— Start DATA FOR PROCESSING —

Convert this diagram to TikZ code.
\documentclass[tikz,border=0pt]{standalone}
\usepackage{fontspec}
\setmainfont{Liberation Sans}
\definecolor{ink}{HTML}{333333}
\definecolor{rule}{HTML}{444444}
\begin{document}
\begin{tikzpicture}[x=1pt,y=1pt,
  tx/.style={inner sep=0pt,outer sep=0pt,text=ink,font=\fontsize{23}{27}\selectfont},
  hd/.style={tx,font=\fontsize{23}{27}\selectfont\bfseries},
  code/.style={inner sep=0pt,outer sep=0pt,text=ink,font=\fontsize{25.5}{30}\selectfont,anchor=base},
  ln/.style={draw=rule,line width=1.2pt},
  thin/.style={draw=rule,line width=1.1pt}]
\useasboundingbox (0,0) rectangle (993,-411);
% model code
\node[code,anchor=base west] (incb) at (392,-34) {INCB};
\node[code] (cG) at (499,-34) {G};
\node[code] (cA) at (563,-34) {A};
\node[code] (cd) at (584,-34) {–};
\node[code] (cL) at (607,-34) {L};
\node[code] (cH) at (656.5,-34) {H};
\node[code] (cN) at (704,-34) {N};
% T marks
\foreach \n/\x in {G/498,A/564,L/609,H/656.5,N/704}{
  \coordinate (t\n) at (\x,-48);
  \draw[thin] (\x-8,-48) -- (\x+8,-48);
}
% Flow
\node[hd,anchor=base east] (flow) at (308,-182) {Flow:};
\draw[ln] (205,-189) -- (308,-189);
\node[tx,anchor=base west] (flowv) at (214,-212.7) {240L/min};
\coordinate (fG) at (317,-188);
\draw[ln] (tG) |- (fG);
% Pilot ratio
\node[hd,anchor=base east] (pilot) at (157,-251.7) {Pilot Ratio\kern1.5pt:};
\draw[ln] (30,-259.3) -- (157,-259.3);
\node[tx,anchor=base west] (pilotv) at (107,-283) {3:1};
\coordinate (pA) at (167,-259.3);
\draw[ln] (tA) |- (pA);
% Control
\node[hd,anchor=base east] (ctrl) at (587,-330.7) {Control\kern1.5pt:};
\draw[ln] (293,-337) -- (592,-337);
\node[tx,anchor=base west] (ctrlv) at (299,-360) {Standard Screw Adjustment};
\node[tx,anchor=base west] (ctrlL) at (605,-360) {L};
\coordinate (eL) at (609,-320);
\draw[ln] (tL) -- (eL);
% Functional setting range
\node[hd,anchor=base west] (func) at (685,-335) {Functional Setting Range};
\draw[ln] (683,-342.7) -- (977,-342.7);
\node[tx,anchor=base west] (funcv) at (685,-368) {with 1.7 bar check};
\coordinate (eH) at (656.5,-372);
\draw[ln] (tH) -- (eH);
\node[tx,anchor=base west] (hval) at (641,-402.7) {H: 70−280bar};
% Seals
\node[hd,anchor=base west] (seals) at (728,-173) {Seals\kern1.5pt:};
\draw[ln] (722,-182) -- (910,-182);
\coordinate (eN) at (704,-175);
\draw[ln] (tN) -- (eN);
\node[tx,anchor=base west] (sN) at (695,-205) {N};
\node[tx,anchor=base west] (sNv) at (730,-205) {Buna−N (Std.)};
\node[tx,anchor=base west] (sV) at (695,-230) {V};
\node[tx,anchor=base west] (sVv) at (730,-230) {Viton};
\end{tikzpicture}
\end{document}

— End DATA FOR PROCESSING —
— Start DATA FOR PROCESSING —

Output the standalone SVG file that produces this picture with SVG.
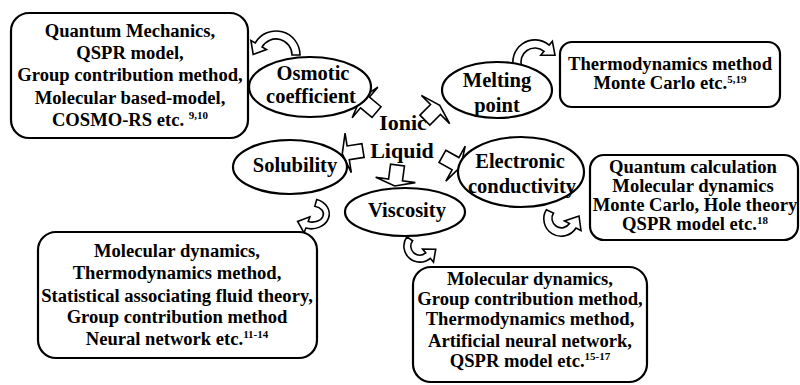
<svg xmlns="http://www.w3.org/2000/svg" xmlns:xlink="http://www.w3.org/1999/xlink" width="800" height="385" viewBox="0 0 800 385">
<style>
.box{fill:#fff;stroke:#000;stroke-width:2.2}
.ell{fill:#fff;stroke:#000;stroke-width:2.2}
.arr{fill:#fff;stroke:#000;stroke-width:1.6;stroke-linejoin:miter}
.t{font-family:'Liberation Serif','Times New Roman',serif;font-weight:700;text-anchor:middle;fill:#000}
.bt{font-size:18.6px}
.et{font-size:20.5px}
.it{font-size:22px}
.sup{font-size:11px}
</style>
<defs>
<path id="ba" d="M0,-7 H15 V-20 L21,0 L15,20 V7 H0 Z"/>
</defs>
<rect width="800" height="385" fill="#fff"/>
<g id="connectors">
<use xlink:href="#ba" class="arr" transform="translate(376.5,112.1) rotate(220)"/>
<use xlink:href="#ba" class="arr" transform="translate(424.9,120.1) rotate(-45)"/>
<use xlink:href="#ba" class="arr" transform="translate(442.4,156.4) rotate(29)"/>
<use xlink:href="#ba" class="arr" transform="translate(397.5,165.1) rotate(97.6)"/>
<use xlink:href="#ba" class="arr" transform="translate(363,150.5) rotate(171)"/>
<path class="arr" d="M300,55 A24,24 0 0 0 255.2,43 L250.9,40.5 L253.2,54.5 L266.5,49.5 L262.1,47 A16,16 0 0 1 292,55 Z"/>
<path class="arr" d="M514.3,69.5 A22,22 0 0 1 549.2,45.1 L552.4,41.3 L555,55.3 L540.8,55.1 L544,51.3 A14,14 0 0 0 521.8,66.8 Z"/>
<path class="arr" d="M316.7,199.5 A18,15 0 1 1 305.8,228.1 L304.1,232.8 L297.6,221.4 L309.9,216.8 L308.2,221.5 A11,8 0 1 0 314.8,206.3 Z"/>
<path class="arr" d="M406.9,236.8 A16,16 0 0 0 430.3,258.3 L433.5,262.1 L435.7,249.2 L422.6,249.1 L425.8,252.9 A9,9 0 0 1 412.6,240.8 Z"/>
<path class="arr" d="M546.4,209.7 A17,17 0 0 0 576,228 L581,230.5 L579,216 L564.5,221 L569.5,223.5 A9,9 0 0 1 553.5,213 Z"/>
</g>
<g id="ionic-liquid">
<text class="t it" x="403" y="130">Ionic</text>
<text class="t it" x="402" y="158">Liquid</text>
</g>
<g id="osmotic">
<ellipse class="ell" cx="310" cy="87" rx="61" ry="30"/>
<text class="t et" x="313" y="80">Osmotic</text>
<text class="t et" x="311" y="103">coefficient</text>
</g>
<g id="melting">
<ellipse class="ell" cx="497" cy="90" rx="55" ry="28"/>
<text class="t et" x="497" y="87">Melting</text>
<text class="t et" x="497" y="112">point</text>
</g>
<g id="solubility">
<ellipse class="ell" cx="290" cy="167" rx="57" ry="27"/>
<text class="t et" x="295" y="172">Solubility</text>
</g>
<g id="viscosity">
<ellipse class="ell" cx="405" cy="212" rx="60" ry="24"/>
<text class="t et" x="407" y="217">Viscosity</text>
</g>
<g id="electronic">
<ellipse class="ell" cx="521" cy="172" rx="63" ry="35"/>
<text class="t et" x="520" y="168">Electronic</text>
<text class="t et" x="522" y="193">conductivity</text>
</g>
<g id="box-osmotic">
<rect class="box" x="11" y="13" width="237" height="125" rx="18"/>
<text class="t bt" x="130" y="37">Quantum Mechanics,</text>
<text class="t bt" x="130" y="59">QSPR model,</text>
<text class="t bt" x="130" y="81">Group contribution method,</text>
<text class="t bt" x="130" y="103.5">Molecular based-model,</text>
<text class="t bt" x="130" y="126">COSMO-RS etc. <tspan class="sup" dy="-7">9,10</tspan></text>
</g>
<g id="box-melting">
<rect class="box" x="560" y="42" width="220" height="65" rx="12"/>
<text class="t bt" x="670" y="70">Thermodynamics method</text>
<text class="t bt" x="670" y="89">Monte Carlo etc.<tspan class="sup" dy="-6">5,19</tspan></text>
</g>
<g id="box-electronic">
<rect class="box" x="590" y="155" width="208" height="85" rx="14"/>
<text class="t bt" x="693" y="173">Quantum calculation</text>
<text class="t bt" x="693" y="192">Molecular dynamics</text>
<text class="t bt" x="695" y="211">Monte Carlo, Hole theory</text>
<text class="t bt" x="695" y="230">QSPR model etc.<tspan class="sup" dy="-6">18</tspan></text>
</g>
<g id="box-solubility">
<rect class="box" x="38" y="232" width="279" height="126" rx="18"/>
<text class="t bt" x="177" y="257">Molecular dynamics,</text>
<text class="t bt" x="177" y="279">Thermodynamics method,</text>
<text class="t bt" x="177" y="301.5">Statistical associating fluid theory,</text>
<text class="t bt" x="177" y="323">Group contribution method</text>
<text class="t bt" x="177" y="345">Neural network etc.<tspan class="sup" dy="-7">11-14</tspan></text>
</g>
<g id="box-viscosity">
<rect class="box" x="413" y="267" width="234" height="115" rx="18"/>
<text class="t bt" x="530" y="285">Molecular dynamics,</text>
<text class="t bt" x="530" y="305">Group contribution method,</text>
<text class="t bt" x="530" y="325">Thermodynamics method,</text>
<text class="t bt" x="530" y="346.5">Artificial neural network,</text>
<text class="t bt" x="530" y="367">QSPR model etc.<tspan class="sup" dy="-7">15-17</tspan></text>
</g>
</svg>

— End DATA FOR PROCESSING —

WHAT TO DO: Where a line above contains the word "standalone", copy that line.

WRITTEN ANSWER:
\documentclass[tikz,border=0pt]{standalone}
Output the standalone SVG file that produces this picture with SVG.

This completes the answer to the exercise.